DATA =>
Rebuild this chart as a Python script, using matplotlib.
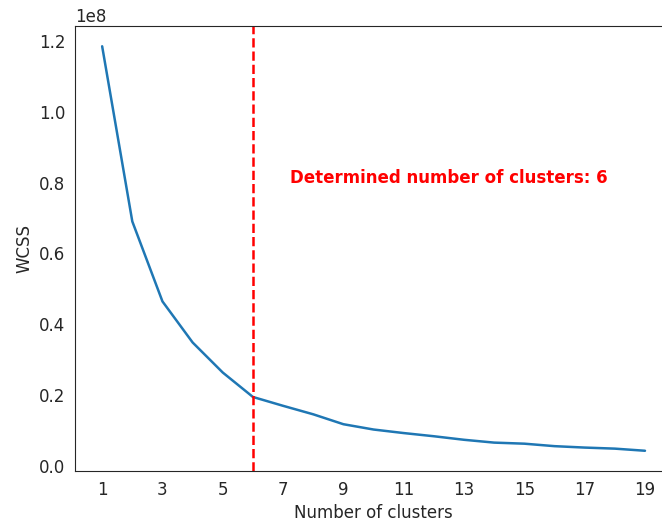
import matplotlib
matplotlib.use("Agg")
import matplotlib.pyplot as plt
import seaborn as sns

# elbow curve values
n_clusters = list(range(1, 20))
wcss = [1.185e8, 0.690e8, 0.464e8, 0.348e8, 0.263e8, 0.194e8, 0.169e8, 0.145e8,
        0.117e8, 0.102e8, 0.092e8, 0.083e8, 0.073e8, 0.065e8, 0.062e8, 0.055e8,
        0.051e8, 0.048e8, 0.042e8]
best_k = 6

sns.set_style("white")

fig = plt.figure(figsize=(6.62, 5.21), dpi=100)
ax = fig.add_axes([0.1133, 0.096, 0.902, 0.854])

ax.plot(n_clusters, wcss, color="#1f77b4", linewidth=1.8)
ax.axvline(best_k, color="red", linestyle="--", linewidth=1.8)
ax.text(7.23, 0.813e8, f"Determined number of clusters: {best_k}",
        color="red", fontweight="bold", fontsize=12, va="center", ha="left")

ax.set_xticks(range(1, 20, 2))
ax.set_xlim(0.1, 19.9)
ax.tick_params(labelsize=12)
ax.yaxis.get_offset_text().set_fontsize(12)
ax.set_xlabel("Number of clusters", fontsize=12)
ax.set_ylabel("WCSS", fontsize=12)

fig.savefig("out.png", dpi=100)
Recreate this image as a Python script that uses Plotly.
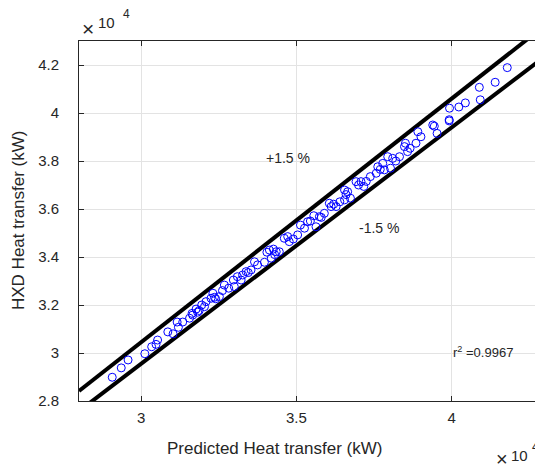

TASK REQUIREMENTS => Print all entries exactly. The images do not belong in the copy.

SOLUTION TO THE PROBLEM =>
Rebuild this chart as a Python script, using matplotlib.
import matplotlib
matplotlib.use("Agg")
import matplotlib.pyplot as plt
import seaborn as sns

# elbow curve values
n_clusters = list(range(1, 20))
wcss = [1.185e8, 0.690e8, 0.464e8, 0.348e8, 0.263e8, 0.194e8, 0.169e8, 0.145e8,
        0.117e8, 0.102e8, 0.092e8, 0.083e8, 0.073e8, 0.065e8, 0.062e8, 0.055e8,
        0.051e8, 0.048e8, 0.042e8]
best_k = 6

sns.set_style("white")

fig = plt.figure(figsize=(6.62, 5.21), dpi=100)
ax = fig.add_axes([0.1133, 0.096, 0.902, 0.854])

ax.plot(n_clusters, wcss, color="#1f77b4", linewidth=1.8)
ax.axvline(best_k, color="red", linestyle="--", linewidth=1.8)
ax.text(7.23, 0.813e8, f"Determined number of clusters: {best_k}",
        color="red", fontweight="bold", fontsize=12, va="center", ha="left")

ax.set_xticks(range(1, 20, 2))
ax.set_xlim(0.1, 19.9)
ax.tick_params(labelsize=12)
ax.yaxis.get_offset_text().set_fontsize(12)
ax.set_xlabel("Number of clusters", fontsize=12)
ax.set_ylabel("WCSS", fontsize=12)

fig.savefig("out.png", dpi=100)
Recreate this image as a Python script that uses Plotly.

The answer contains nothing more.